» **EXERCISE DETAILS**:
Leave the pictures out and retype the lines from the beginning through the line with "86.4, 95.2, 99.8]", both ends included.
-- START RECORDED INFORMATION --
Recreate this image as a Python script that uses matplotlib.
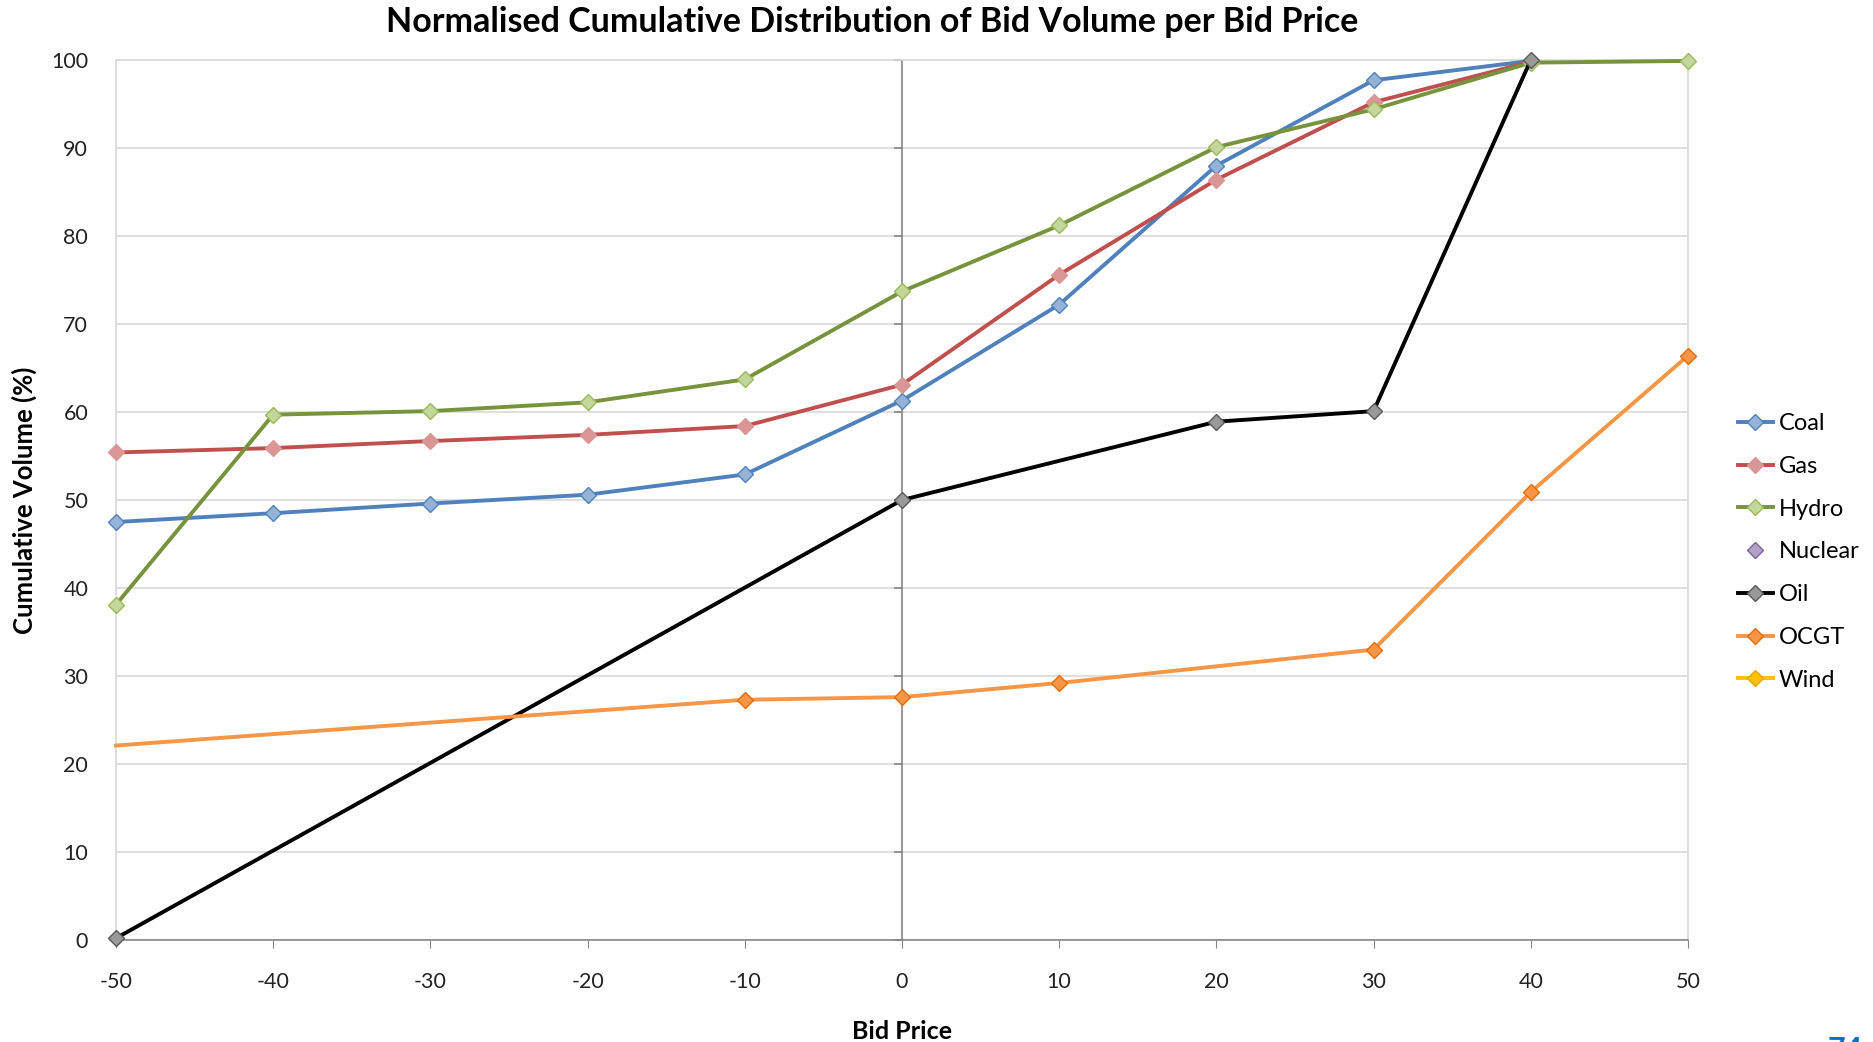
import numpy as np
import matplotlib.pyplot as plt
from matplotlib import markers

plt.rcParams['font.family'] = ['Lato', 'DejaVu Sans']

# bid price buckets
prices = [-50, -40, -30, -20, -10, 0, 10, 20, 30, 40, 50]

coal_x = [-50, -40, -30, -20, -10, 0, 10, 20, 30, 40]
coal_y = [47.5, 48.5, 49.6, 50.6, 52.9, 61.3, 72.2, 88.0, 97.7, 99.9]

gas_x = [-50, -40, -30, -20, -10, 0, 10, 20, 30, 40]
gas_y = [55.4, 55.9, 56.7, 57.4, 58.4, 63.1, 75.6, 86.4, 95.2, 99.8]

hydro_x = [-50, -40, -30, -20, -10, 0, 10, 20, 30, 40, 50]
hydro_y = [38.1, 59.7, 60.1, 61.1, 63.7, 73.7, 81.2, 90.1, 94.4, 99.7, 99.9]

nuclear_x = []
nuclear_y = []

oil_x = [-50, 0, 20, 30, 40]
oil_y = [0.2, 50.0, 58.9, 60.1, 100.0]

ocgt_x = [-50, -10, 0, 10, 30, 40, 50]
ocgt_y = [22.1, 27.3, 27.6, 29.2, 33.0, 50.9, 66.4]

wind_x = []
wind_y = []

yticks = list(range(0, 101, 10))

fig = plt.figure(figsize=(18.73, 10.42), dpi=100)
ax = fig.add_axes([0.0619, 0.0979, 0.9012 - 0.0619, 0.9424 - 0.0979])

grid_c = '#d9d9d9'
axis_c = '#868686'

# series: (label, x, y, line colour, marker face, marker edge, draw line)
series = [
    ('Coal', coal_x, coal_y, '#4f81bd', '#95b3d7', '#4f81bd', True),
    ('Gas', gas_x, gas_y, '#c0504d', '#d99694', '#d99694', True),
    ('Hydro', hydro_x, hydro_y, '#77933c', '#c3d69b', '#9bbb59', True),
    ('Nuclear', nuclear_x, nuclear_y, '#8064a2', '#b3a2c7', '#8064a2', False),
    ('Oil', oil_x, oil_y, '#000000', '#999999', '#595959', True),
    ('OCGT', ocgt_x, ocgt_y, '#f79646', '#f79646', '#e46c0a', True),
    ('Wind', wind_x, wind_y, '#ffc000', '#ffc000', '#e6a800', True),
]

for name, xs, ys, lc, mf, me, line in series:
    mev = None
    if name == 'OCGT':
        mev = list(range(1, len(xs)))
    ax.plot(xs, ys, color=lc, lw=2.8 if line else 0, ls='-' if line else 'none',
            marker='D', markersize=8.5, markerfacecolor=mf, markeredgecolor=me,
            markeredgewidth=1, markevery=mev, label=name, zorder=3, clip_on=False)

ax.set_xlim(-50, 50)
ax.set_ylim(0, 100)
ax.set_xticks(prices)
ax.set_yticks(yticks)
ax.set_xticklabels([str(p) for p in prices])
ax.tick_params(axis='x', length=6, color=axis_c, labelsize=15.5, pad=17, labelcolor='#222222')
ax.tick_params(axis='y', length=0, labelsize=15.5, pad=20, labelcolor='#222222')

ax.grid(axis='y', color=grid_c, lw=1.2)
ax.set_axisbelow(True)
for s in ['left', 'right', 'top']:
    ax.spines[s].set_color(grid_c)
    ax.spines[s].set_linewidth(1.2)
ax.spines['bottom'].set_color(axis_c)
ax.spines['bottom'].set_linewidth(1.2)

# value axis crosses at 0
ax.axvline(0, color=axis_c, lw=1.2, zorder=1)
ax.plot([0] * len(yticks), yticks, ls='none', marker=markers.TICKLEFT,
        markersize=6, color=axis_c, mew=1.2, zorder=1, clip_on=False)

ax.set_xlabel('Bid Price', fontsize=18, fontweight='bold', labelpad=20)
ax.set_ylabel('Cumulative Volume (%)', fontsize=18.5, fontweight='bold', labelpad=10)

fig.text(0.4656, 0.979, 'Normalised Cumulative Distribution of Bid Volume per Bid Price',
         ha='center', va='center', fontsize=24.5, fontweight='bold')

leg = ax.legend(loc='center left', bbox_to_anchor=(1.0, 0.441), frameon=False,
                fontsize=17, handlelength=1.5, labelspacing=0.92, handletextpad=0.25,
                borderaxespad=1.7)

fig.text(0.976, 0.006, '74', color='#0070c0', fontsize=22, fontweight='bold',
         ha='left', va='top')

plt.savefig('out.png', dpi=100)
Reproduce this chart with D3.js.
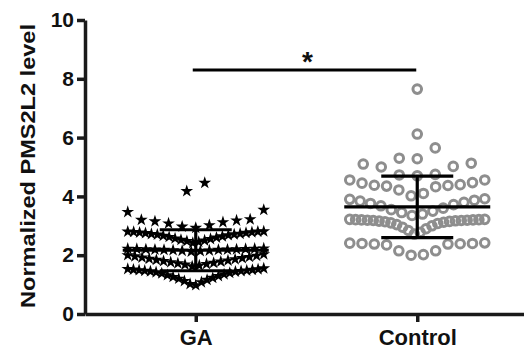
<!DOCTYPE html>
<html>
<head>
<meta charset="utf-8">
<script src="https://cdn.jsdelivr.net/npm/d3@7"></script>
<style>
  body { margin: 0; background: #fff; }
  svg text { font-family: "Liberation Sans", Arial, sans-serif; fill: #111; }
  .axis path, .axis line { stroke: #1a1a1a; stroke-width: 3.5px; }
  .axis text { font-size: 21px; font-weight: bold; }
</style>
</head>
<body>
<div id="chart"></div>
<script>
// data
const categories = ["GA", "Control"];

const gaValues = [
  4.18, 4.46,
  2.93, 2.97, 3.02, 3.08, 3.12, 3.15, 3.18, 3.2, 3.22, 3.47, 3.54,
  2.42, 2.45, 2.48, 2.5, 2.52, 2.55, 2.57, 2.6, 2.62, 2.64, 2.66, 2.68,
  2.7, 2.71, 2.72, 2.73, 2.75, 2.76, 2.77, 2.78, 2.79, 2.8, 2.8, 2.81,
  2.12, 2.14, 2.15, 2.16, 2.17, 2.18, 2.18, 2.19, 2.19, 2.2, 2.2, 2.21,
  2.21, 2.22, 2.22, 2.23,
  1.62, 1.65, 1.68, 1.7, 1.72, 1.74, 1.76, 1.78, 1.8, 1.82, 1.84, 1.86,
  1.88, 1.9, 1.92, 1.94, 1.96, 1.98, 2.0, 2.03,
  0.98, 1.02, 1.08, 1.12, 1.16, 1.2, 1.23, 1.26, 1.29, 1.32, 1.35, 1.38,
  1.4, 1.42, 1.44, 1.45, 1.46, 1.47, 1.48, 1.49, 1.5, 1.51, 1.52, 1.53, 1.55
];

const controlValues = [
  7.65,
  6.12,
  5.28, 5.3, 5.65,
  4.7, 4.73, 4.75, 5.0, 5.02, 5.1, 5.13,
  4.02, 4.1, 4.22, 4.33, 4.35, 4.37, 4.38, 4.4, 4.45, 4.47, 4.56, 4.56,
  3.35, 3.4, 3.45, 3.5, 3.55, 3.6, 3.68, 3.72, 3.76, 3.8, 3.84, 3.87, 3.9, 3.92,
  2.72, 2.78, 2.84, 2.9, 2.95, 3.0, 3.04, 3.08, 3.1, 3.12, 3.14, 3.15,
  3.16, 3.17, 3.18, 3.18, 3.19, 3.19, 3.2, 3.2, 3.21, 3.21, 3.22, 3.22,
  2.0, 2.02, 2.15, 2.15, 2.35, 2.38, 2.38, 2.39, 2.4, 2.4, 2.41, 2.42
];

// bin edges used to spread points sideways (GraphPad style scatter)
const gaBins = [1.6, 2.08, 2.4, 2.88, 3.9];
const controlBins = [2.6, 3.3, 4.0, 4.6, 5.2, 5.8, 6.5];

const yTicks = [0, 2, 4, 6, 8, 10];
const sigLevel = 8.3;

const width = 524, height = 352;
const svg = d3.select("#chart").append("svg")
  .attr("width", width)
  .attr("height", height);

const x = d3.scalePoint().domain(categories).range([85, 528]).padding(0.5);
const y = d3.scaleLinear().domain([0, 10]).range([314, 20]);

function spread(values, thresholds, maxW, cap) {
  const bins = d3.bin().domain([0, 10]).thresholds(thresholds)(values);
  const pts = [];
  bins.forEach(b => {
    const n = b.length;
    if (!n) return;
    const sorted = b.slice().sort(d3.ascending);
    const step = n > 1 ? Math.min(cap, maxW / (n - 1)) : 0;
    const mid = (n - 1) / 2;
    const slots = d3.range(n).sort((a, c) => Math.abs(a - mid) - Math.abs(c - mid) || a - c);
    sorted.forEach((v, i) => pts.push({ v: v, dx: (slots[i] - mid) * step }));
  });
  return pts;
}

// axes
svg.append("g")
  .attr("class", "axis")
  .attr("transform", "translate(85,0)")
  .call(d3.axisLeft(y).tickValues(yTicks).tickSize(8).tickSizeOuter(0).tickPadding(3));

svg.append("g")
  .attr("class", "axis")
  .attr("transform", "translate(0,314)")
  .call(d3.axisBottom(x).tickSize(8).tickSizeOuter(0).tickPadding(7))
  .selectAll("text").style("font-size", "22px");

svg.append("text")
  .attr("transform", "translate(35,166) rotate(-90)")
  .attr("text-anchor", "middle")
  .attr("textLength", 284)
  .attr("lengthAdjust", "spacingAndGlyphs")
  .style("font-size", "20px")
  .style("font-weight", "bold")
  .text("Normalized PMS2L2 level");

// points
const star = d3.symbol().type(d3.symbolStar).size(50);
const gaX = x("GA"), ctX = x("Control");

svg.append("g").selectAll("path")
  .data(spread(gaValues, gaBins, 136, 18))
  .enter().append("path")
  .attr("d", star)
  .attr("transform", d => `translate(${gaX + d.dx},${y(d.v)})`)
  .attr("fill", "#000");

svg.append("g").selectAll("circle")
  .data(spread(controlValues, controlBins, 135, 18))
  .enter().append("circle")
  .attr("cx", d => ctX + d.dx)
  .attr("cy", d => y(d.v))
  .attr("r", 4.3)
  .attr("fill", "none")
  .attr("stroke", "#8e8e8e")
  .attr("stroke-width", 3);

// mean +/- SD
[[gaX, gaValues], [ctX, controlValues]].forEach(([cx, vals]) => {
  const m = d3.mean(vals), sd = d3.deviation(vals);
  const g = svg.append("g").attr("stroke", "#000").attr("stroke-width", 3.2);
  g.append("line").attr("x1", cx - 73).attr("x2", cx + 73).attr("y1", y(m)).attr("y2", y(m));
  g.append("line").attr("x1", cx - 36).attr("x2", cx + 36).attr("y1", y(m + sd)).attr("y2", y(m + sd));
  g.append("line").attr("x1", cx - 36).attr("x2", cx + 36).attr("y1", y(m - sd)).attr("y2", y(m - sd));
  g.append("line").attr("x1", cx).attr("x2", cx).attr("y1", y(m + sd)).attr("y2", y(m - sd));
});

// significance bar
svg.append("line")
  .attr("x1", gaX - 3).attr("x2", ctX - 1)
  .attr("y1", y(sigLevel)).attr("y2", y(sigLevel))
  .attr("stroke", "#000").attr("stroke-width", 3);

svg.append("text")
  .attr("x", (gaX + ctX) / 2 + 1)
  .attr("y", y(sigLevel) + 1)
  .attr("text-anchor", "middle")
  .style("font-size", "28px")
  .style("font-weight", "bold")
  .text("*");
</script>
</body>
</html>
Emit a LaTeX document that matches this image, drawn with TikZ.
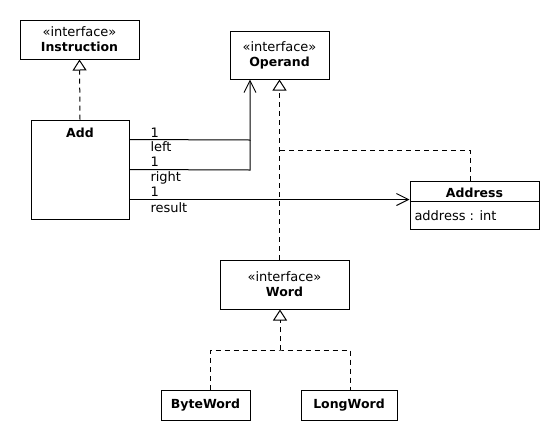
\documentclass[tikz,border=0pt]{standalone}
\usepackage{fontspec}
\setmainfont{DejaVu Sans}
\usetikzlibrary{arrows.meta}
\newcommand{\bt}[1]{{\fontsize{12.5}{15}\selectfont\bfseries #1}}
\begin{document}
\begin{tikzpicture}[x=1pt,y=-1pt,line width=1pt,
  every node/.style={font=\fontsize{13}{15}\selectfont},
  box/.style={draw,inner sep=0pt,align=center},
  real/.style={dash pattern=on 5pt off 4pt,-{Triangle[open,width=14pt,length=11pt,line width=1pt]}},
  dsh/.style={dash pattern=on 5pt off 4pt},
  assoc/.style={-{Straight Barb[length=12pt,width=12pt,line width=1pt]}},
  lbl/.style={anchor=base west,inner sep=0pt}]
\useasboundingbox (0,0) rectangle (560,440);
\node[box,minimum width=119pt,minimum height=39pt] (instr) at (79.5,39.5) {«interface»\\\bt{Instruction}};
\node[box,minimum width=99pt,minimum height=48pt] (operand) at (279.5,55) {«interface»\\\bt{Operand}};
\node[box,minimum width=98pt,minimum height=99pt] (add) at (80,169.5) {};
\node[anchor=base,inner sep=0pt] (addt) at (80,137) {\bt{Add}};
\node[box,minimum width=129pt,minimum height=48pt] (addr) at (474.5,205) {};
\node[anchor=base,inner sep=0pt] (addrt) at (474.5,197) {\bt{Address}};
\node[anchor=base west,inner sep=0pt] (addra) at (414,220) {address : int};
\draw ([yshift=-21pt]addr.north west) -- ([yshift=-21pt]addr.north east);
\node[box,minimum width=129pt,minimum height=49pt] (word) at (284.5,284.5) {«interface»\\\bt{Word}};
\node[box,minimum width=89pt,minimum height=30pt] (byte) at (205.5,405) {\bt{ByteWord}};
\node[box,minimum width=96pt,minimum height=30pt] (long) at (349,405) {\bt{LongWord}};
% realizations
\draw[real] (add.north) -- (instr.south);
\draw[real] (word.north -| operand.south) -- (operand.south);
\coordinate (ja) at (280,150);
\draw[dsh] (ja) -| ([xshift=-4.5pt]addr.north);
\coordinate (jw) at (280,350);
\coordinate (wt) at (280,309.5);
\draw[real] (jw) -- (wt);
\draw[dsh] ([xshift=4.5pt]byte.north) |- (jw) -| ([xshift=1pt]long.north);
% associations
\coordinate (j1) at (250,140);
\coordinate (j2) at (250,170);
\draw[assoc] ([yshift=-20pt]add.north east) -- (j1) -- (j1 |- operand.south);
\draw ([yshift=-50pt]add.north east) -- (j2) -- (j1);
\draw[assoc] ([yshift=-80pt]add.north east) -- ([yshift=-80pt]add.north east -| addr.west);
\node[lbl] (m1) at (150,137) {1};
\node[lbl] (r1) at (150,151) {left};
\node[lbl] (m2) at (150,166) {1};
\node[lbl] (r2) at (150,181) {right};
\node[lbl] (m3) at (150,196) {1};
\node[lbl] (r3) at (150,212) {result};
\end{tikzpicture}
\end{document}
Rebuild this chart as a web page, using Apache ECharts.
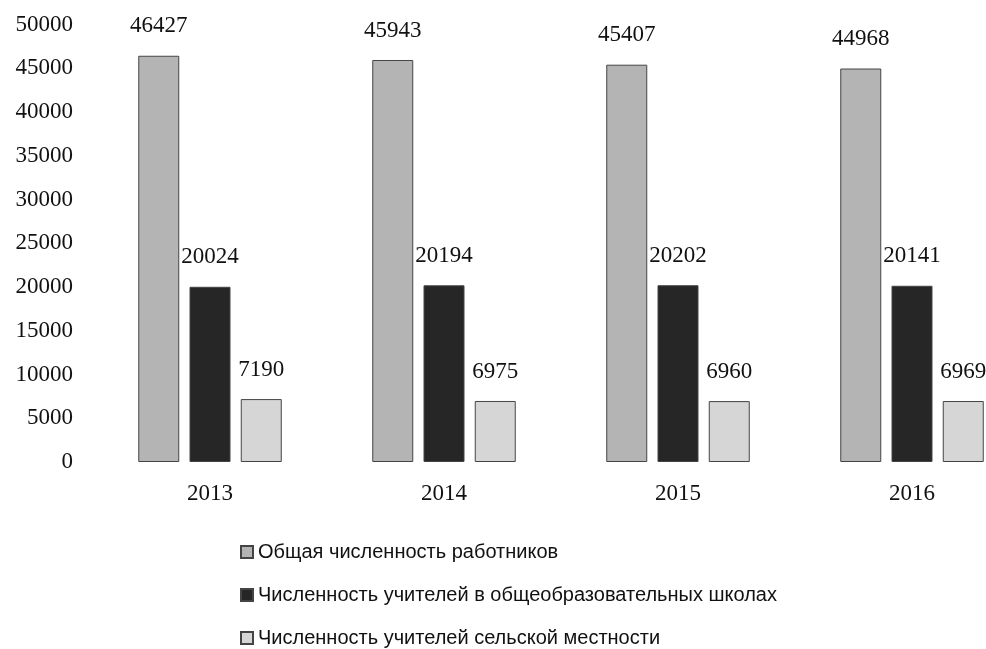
-- END RECORDED INFORMATION --
» **EXERCISE RESULT**:
Recreate this image as a Python script that uses matplotlib.
import numpy as np
import matplotlib.pyplot as plt
from matplotlib import markers

plt.rcParams['font.family'] = ['Lato', 'DejaVu Sans']

# bid price buckets
prices = [-50, -40, -30, -20, -10, 0, 10, 20, 30, 40, 50]

coal_x = [-50, -40, -30, -20, -10, 0, 10, 20, 30, 40]
coal_y = [47.5, 48.5, 49.6, 50.6, 52.9, 61.3, 72.2, 88.0, 97.7, 99.9]

gas_x = [-50, -40, -30, -20, -10, 0, 10, 20, 30, 40]
gas_y = [55.4, 55.9, 56.7, 57.4, 58.4, 63.1, 75.6, 86.4, 95.2, 99.8]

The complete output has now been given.